Rows from a dataset of charts and code:
● ● ● ●

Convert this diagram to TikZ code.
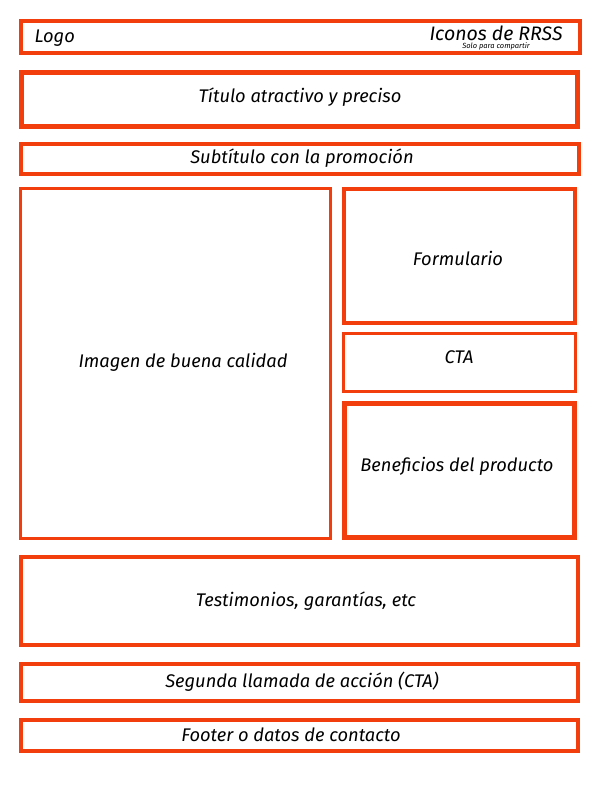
\documentclass[tikz,border=0pt]{standalone}
\usepackage{fontspec}
\setmainfont{Fira Sans}
\definecolor{org}{HTML}{F23D0C}
\begin{document}
\begin{tikzpicture}[x=1pt,y=-1pt,
 bx/.style={draw=org,line width=#1pt},
 lbl/.style={font=\itshape\fontsize{18.3}{20}\selectfont}]
\useasboundingbox (0,0) rectangle (605,800);
\draw[bx=4] (21,21) rectangle (580,53);
\node[lbl,anchor=west] (logo) at (31,38) {Logo};
\node[font=\itshape\fontsize{19.5}{21}\selectfont] (rrss) at (496,33) {Iconos de RRSS};
\node[font=\itshape\fontsize{7.5}{8}\selectfont,inner sep=0pt] (solo) at (496,46) {Solo para compartir};
\draw[bx=5] (21.5,72.5) rectangle (577.5,126.5);
\node[lbl] (t) at (300,97) {Título atractivo y preciso};
\draw[bx=4] (21,144) rectangle (579,174);
\node[lbl] (s) at (302,158) {Subtítulo con la promoción};
\draw[bx=3] (20.5,188.5) rectangle (330.5,538.5);
\node[lbl] (img) at (183,362) {Imagen de buena calidad};
\draw[bx=4] (344,189) rectangle (575,323);
\node[lbl] (f) at (458,258) {Formulario};
\draw[bx=3] (343.5,333.5) rectangle (575.5,391.5);
\node[lbl] (c) at (459,357) {CTA};
\draw[bx=5] (344.5,403.5) rectangle (574.5,537.5);
\node[lbl] (b) at (457,466) {Beneficios del producto};
\draw[bx=4] (21,557) rectangle (578,645);
\node[lbl] (te) at (306,601) {Testimonios, garantías, etc};
\draw[bx=4] (21,664) rectangle (578,701);
\node[lbl] (sg) at (302,682) {Segunda llamada de acción (CTA)};
\draw[bx=4] (21,720) rectangle (578,751);
\node[lbl] (ft) at (291,735) {Footer o datos de contacto};
\end{tikzpicture}
\end{document}
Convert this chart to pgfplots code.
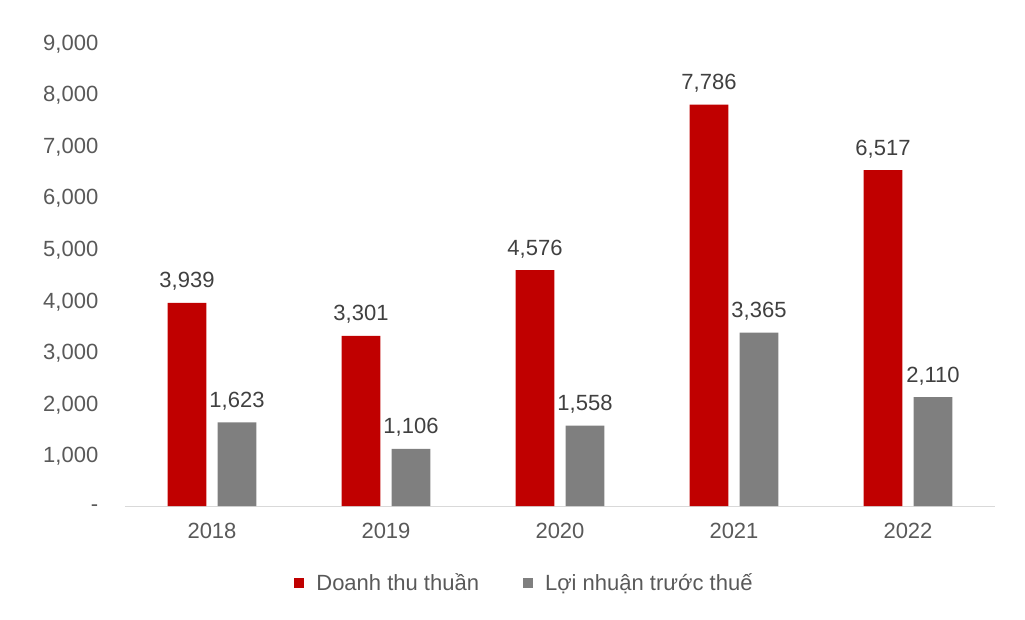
\documentclass[border=0pt]{standalone}
\usepackage{pgfplots}
\pgfplotsset{compat=1.18}
\usepackage{fontspec}
\setmainfont{Liberation Sans}
\definecolor{doanhthu}{HTML}{C00000}
\definecolor{loinhuan}{HTML}{7F7F7F}
\definecolor{ticktext}{HTML}{595959}
\definecolor{labeltext}{HTML}{404040}
\definecolor{axisgray}{HTML}{D9D9D9}
\begin{document}
\begin{tikzpicture}[font=\fontsize{16.5}{19}\selectfont]
\useasboundingbox (-93.75pt,-84.75pt) rectangle (675pt,379.5pt);
\begin{axis}[
  at={(0,0)}, anchor=south west,
  scale only axis, width=652.5pt, height=348pt,
  ybar, bar width=29pt,
  xmin=-0.5, xmax=4.5, ymin=0, ymax=9000,
  xtick=data, xticklabels={2018,2019,2020,2021,2022},
  ytick={0,1000,...,9000},
  yticklabels={{-\hspace{12pt}},{1,000},{2,000},{3,000},{4,000},{5,000},{6,000},{7,000},{8,000},{9,000}},
  major tick length=0pt,
  axis line style={draw=none},
  axis x line*=bottom, axis y line*=left,
  ytick style={draw=none}, xtick style={draw=none},
  tick label style={text=ticktext},
  yticklabel style={xshift=-16.5pt, yshift=-1.5pt},
  xticklabel style={yshift=-9pt},
  /pgf/number format/assume math mode=true,
  nodes near coords,
  nodes near coords style={anchor=base, yshift=11.25pt, text=labeltext,
    /pgf/number format/.cd, fixed, precision=0, 1000 sep={,}},
  legend style={draw=none, fill=none, legend columns=2, text=ticktext,
    at={(0.458,-0.166)}, anchor=center,
    /tikz/every even column/.append style={column sep=33pt},
    nodes={inner sep=0pt, text=ticktext}},
  legend image code/.code={\fill[#1] (0pt,-3.75pt) rectangle (7.5pt,3.75pt);},
]
\draw[axisgray, line width=0.75pt] (axis cs:-0.5,0) -- (axis cs:4.5,0);
\addplot[fill=doanhthu, draw=none, bar shift=-18.75pt] coordinates {
  (0,3939) (1,3301) (2,4576) (3,7786) (4,6517)};
\addplot[fill=loinhuan, draw=none, bar shift=18.75pt] coordinates {
  (0,1623) (1,1106) (2,1558) (3,3365) (4,2110)};
\legend{\hspace{9pt}Doanh thu thuần,\hspace{9pt}Lợi nhuận trước thuế}
\end{axis}
\end{tikzpicture}
\end{document}
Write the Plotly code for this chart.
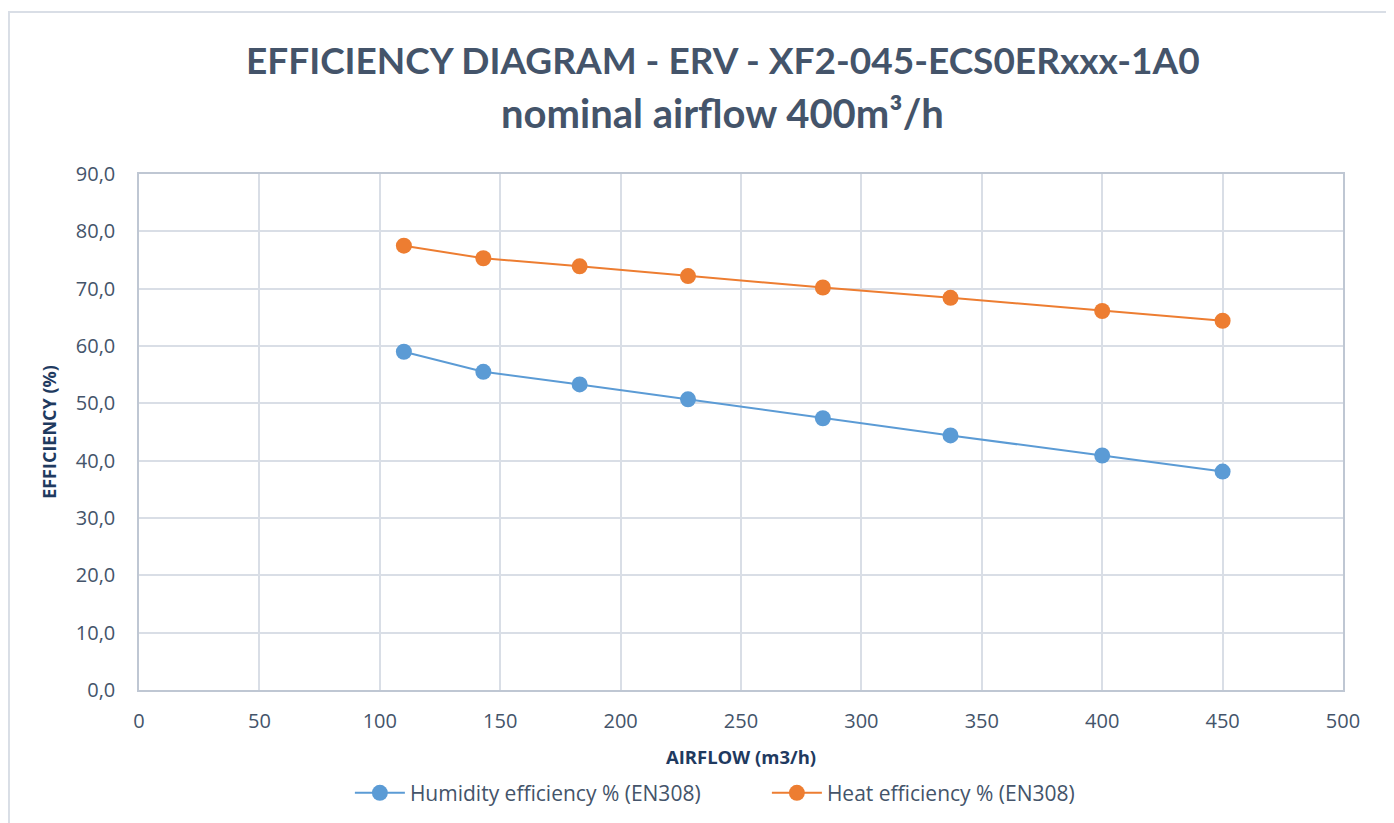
import plotly.graph_objects as go

airflow = [110, 143, 183, 228, 284, 337, 400, 450]
humidity_eff = [59.0, 55.5, 53.3, 50.7, 47.4, 44.4, 40.9, 38.1]
heat_eff = [77.5, 75.3, 73.9, 72.2, 70.2, 68.4, 66.1, 64.4]

x_ticks = [0, 50, 100, 150, 200, 250, 300, 350, 400, 450, 500]
y_ticks = [0, 10, 20, 30, 40, 50, 60, 70, 80, 90]

title_line1 = "EFFICIENCY DIAGRAM - ERV - XF2-045-ECS0ERxxx-1A0"
title_line2 = "nominal airflow 400m³/h"

txt = "#44546A"
navy = "#1F3A5F"
grid = "#D9DEE6"

fig = go.Figure()
fig.add_trace(go.Scatter(
    x=airflow, y=humidity_eff, mode="lines+markers",
    name="Humidity efficiency % (EN308)",
    line=dict(color="#5B9BD5", width=2),
    marker=dict(color="#5B9BD5", size=16, line=dict(width=0)),
))
fig.add_trace(go.Scatter(
    x=airflow, y=heat_eff, mode="lines+markers",
    name="Heat efficiency % (EN308)",
    line=dict(color="#ED7D31", width=2),
    marker=dict(color="#ED7D31", size=16, line=dict(width=0)),
))

fig.update_layout(
    width=1394, height=823,
    margin=dict(l=131, r=59, t=166, b=141),
    paper_bgcolor="white", plot_bgcolor="white",
    separators=",.",
    font=dict(family="Open Sans, Lato, sans-serif", color=txt),
    xaxis=dict(
        range=[0, 500], tickvals=x_ticks, showgrid=True, gridcolor=grid, gridwidth=2,
        zeroline=False, showline=True, linecolor="#BFC7D3", linewidth=1.5, mirror=True,
        ticks="", tickfont=dict(size=20, color=txt), ticklabelstandoff=12,
        title=dict(text="<b>AIRFLOW (m3/h)</b>", font=dict(size=18.5, color=navy), standoff=18),
    ),
    yaxis=dict(
        range=[0, 90], tickvals=y_ticks, tickformat=".1f", showgrid=True, gridcolor=grid, gridwidth=2,
        zeroline=False, showline=True, linecolor="#BFC7D3", linewidth=1.5, mirror=True,
        ticks="", tickfont=dict(size=20, color=txt), ticklabelstandoff=18,
        title=dict(text="<b>EFFICIENCY (%)</b>", font=dict(size=18, color=navy), standoff=14),
    ),
    legend=dict(
        orientation="h", x=0.5215, xanchor="center", y=-0.20, yanchor="middle",
        font=dict(size=21, color=txt), itemwidth=50,
        entrywidth=352, entrywidthmode="pixels",
    ),
    showlegend=True,
)

fig.add_annotation(text="<b>" + title_line1 + "</b>", xref="paper", yref="paper",
                   x=0.485, y=1.222, xanchor="center", yanchor="middle", showarrow=False,
                   font=dict(family="Lato, Open Sans, sans-serif", size=37, color=txt))
fig.add_annotation(text="<b>" + title_line2 + "</b>", xref="paper", yref="paper",
                   x=0.485, y=1.118, xanchor="center", yanchor="middle", showarrow=False,
                   font=dict(family="Lato, Open Sans, sans-serif", size=40, color=txt))

fig.add_shape(type="rect", xref="paper", yref="paper",
              x0=-0.108, x1=1.1, y0=-0.4, y1=1.314,
              line=dict(color=grid, width=2), layer="below")

fig.write_html("out.html")
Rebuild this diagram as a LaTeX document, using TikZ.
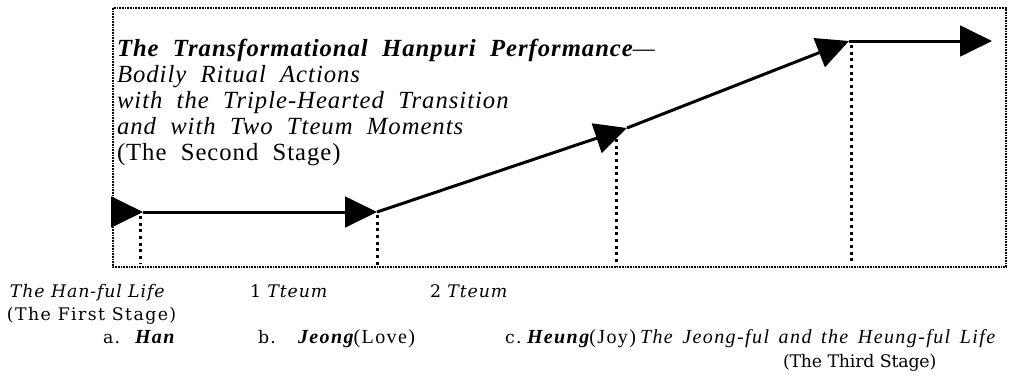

● ● ● ●

TASK DETAILS: Starting at the line containing "Write the Plotly code for this chart." and stopping after the line containing "heat_eff = [77.5, 75.3, 73.9, 72.2, 70.2, 68.4, 66.1, 64.4]", give the lines again exactly and leave out every image.

RESULT FOR THIS TASK:
Write the Plotly code for this chart.
import plotly.graph_objects as go

airflow = [110, 143, 183, 228, 284, 337, 400, 450]
humidity_eff = [59.0, 55.5, 53.3, 50.7, 47.4, 44.4, 40.9, 38.1]
heat_eff = [77.5, 75.3, 73.9, 72.2, 70.2, 68.4, 66.1, 64.4]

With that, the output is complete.